**Short problem:**
With all pictures omitted, return verbatim the lines from the beginning of the records below through the line containing "import seaborn as sns".

**Source records:**
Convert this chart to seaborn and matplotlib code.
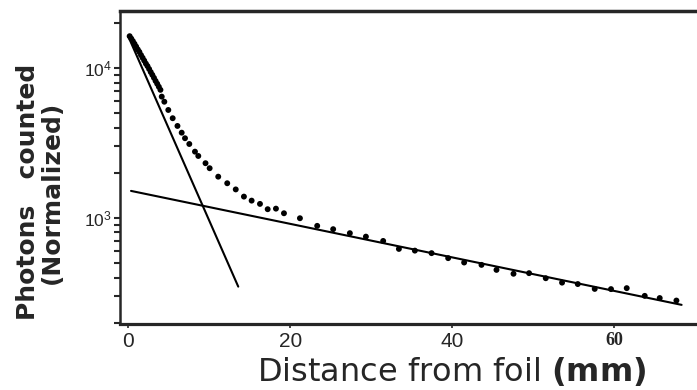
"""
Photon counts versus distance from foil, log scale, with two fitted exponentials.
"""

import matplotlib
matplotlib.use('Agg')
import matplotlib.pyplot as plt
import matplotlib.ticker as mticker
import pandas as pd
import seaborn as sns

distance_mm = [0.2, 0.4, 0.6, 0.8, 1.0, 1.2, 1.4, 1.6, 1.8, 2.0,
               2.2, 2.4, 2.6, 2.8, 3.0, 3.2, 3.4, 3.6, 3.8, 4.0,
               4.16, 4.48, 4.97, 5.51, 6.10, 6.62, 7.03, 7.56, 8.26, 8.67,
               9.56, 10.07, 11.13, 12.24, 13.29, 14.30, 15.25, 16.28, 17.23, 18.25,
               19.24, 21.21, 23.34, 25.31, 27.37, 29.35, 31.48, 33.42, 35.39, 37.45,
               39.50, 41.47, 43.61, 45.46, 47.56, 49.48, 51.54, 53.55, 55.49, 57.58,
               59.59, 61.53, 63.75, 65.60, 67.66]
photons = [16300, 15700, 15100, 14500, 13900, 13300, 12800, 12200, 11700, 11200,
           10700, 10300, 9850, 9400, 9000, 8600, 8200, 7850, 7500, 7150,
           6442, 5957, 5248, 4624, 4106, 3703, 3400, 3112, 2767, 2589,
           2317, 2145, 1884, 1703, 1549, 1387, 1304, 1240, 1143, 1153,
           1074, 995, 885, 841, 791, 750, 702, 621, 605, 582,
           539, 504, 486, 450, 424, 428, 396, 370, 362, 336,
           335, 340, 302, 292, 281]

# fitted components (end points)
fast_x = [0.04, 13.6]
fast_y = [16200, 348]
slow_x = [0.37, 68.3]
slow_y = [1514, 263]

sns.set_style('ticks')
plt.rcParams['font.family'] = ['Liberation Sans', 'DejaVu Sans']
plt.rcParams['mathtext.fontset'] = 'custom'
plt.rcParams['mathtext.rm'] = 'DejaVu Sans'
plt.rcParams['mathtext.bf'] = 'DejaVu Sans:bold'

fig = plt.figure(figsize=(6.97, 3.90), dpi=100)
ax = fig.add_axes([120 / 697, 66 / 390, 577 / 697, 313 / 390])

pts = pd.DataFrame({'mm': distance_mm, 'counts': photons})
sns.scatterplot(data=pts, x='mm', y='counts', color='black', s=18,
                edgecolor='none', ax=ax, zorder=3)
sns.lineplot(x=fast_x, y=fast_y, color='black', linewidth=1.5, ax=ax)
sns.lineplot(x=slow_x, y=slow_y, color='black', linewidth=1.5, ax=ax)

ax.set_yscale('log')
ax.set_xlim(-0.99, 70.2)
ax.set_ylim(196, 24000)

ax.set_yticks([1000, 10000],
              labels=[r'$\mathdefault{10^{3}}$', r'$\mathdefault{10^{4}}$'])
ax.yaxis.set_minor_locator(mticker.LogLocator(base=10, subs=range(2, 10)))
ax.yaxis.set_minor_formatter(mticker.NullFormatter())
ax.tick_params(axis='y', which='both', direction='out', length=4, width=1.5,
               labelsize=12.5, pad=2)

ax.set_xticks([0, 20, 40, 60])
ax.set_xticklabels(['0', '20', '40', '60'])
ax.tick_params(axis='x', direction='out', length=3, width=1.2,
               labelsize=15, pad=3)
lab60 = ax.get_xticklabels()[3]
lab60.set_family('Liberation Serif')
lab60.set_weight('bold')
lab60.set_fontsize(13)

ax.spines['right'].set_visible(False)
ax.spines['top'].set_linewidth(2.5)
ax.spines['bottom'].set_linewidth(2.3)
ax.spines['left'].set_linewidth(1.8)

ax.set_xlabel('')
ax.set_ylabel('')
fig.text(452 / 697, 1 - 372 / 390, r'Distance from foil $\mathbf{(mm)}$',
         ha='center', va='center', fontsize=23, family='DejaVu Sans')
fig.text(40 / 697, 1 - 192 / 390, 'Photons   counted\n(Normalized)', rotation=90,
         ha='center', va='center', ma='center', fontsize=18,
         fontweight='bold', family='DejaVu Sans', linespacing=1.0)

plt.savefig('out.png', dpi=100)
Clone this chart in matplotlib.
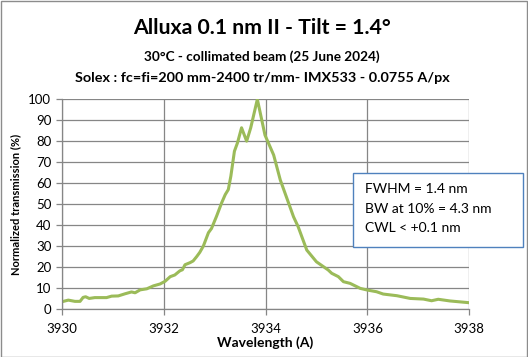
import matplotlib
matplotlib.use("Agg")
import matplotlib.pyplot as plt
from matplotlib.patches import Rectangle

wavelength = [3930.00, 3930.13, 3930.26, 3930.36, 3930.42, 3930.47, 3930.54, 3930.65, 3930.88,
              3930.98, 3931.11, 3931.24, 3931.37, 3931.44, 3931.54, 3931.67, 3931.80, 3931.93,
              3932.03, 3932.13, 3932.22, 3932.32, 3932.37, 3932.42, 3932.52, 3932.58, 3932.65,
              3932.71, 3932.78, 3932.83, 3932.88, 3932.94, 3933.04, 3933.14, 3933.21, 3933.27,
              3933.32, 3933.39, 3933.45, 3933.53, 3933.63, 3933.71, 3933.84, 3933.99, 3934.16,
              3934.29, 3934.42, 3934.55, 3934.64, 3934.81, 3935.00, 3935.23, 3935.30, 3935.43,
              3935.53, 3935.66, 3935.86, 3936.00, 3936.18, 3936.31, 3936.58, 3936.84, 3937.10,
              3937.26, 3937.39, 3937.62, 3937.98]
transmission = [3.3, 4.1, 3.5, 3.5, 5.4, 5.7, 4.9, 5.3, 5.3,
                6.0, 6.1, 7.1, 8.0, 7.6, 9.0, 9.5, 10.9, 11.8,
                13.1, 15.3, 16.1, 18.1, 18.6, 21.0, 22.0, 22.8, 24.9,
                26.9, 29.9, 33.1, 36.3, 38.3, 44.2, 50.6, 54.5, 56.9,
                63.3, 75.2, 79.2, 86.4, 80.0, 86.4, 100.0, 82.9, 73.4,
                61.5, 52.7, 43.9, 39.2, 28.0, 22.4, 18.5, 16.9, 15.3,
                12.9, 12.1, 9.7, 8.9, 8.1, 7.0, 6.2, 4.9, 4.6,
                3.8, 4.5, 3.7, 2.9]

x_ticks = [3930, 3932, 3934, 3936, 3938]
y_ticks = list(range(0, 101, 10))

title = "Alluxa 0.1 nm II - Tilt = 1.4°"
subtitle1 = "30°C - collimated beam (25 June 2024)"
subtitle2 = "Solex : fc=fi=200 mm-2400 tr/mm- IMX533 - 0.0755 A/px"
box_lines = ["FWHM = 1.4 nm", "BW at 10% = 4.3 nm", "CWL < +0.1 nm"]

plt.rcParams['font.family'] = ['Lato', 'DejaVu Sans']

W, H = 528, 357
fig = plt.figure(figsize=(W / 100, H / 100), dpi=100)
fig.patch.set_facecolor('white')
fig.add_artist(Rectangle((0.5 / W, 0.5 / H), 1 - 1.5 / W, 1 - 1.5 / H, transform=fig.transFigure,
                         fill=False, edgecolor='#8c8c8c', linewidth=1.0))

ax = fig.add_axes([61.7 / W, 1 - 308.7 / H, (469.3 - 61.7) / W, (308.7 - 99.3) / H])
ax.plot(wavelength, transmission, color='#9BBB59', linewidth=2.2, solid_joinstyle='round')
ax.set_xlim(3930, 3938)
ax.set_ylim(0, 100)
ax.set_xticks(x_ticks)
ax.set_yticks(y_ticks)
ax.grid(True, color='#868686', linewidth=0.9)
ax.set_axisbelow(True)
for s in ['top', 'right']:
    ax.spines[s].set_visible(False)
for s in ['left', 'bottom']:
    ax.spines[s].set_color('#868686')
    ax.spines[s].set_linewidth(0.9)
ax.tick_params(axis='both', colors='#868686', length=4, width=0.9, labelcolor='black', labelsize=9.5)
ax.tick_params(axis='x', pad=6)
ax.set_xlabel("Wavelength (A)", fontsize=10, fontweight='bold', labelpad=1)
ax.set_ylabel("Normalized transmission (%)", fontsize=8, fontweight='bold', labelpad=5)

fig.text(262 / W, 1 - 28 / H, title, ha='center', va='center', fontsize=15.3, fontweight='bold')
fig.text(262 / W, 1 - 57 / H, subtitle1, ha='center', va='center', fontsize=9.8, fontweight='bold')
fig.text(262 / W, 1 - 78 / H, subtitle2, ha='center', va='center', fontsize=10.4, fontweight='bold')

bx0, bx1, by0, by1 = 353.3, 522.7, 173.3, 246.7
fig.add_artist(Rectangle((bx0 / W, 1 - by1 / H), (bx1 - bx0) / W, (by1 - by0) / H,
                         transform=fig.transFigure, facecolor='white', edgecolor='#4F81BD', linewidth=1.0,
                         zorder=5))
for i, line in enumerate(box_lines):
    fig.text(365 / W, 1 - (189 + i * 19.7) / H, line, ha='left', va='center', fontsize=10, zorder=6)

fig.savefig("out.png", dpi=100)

**The solution:**
Convert this chart to seaborn and matplotlib code.
"""
Photon counts versus distance from foil, log scale, with two fitted exponentials.
"""

import matplotlib
matplotlib.use('Agg')
import matplotlib.pyplot as plt
import matplotlib.ticker as mticker
import pandas as pd
import seaborn as sns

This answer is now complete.